Reproduce the lines of the material exactly, excluding every image.

__Source material__
----
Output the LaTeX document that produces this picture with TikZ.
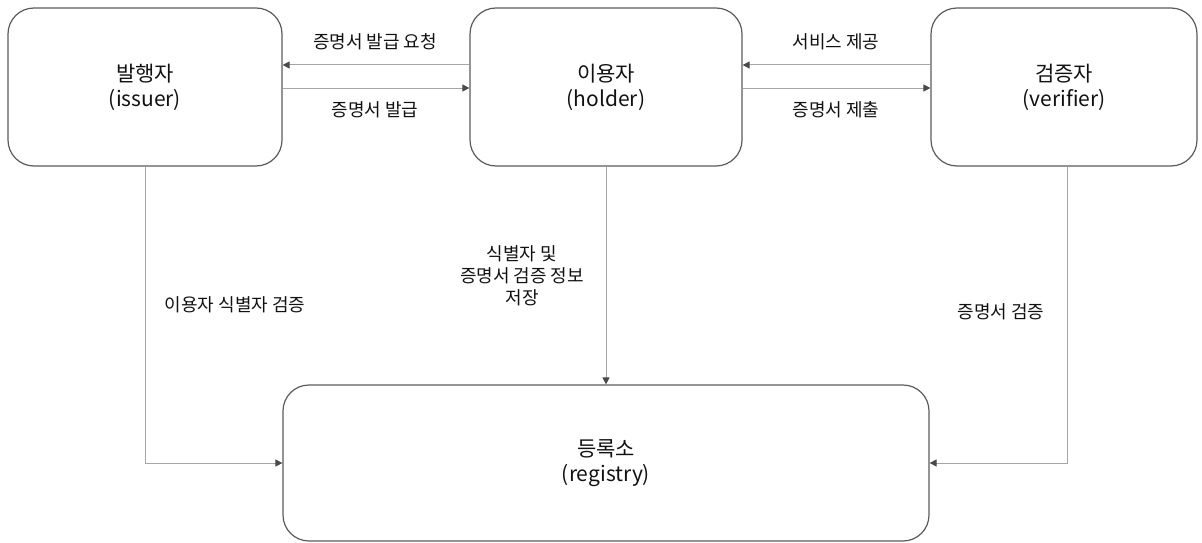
\documentclass[tikz,border=0pt]{standalone}
\usepackage{fontspec}
\setmainfont{Noto Sans CJK KR}
\usetikzlibrary{arrows.meta}
\definecolor{boxline}{HTML}{5A5A5A}
\definecolor{connline}{HTML}{A6A6A6}
\definecolor{tipcol}{HTML}{4A4A4A}
\definecolor{txt}{HTML}{111111}
\tikzset{
  actor/.style={draw=boxline, line width=1.2pt, rounded corners=26pt, align=center,
    text=txt, font=\fontsize{21}{25}\selectfont, inner sep=0pt},
  conn/.style={draw=connline, line width=1pt,
    -{Triangle[length=7pt,width=7pt,fill=tipcol,color=tipcol]}},
  lbl/.style={text=txt, font=\fontsize{18}{22}\selectfont, align=center, inner sep=0pt},
}
\begin{document}
\begin{tikzpicture}[x=1pt,y=-1pt]
\useasboundingbox (0,0) rectangle (1202,543);
\node[actor, minimum width=274pt, minimum height=158pt] (issuer) at (145,87) {발행자\\(issuer)};
\node[actor, minimum width=272pt, minimum height=158pt] (holder) at (606,87) {이용자\\(holder)};
\node[actor, minimum width=266pt, minimum height=158pt] (verifier) at (1064,87) {검증자\\(verifier)};
\node[actor, minimum width=646pt, minimum height=156pt] (registry) at (606,463) {등록소\\(registry)};

\draw[conn] ([yshift=22pt]holder.west) -- ([yshift=22pt]issuer.east);
\draw[conn] ([yshift=-1pt]issuer.east) -- ([yshift=-1pt]holder.west);
\draw[conn] ([yshift=22pt]verifier.west) -- ([yshift=22pt]holder.east);
\draw[conn] ([yshift=-1pt]holder.east) -- ([yshift=-1pt]verifier.west);
\draw[conn] (issuer.south) |- (registry.west);
\draw[conn] (holder.south) -- (registry.north);
\draw[conn] ([xshift=3pt]verifier.south) |- (registry.east);

\node[lbl] (l1) at (375,42) {증명서 발급 요청};
\node[lbl] (l2) at (375,110) {증명서 발급};
\node[lbl] (l3) at (836,42) {서비스 제공};
\node[lbl] (l4) at (836,110) {증명서 제출};
\node[lbl] (l5) at (235,305) {이용자 식별자 검증};
\node[lbl] (l6) at (522,276) {식별자 및\\증명서 검증 정보\\저장};
\node[lbl] (l7) at (1001,312) {증명서 검증};
\end{tikzpicture}
\end{document}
----
__Answer below__
Output the LaTeX document that produces this picture with TikZ.
\documentclass[tikz,border=0pt]{standalone}
\usepackage{fontspec}
\setmainfont{Noto Sans CJK KR}
\usetikzlibrary{arrows.meta}
\definecolor{boxline}{HTML}{5A5A5A}
\definecolor{connline}{HTML}{A6A6A6}
\definecolor{tipcol}{HTML}{4A4A4A}
\definecolor{txt}{HTML}{111111}
\tikzset{
  actor/.style={draw=boxline, line width=1.2pt, rounded corners=26pt, align=center,
    text=txt, font=\fontsize{21}{25}\selectfont, inner sep=0pt},
  conn/.style={draw=connline, line width=1pt,
    -{Triangle[length=7pt,width=7pt,fill=tipcol,color=tipcol]}},
  lbl/.style={text=txt, font=\fontsize{18}{22}\selectfont, align=center, inner sep=0pt},
}
\begin{document}
\begin{tikzpicture}[x=1pt,y=-1pt]
\useasboundingbox (0,0) rectangle (1202,543);
\node[actor, minimum width=274pt, minimum height=158pt] (issuer) at (145,87) {발행자\\(issuer)};
\node[actor, minimum width=272pt, minimum height=158pt] (holder) at (606,87) {이용자\\(holder)};
\node[actor, minimum width=266pt, minimum height=158pt] (verifier) at (1064,87) {검증자\\(verifier)};
\node[actor, minimum width=646pt, minimum height=156pt] (registry) at (606,463) {등록소\\(registry)};

\draw[conn] ([yshift=22pt]holder.west) -- ([yshift=22pt]issuer.east);
\draw[conn] ([yshift=-1pt]issuer.east) -- ([yshift=-1pt]holder.west);
\draw[conn] ([yshift=22pt]verifier.west) -- ([yshift=22pt]holder.east);
\draw[conn] ([yshift=-1pt]holder.east) -- ([yshift=-1pt]verifier.west);
\draw[conn] (issuer.south) |- (registry.west);
\draw[conn] (holder.south) -- (registry.north);
\draw[conn] ([xshift=3pt]verifier.south) |- (registry.east);

\node[lbl] (l1) at (375,42) {증명서 발급 요청};
\node[lbl] (l2) at (375,110) {증명서 발급};
\node[lbl] (l3) at (836,42) {서비스 제공};
\node[lbl] (l4) at (836,110) {증명서 제출};
\node[lbl] (l5) at (235,305) {이용자 식별자 검증};
\node[lbl] (l6) at (522,276) {식별자 및\\증명서 검증 정보\\저장};
\node[lbl] (l7) at (1001,312) {증명서 검증};
\end{tikzpicture}
\end{document}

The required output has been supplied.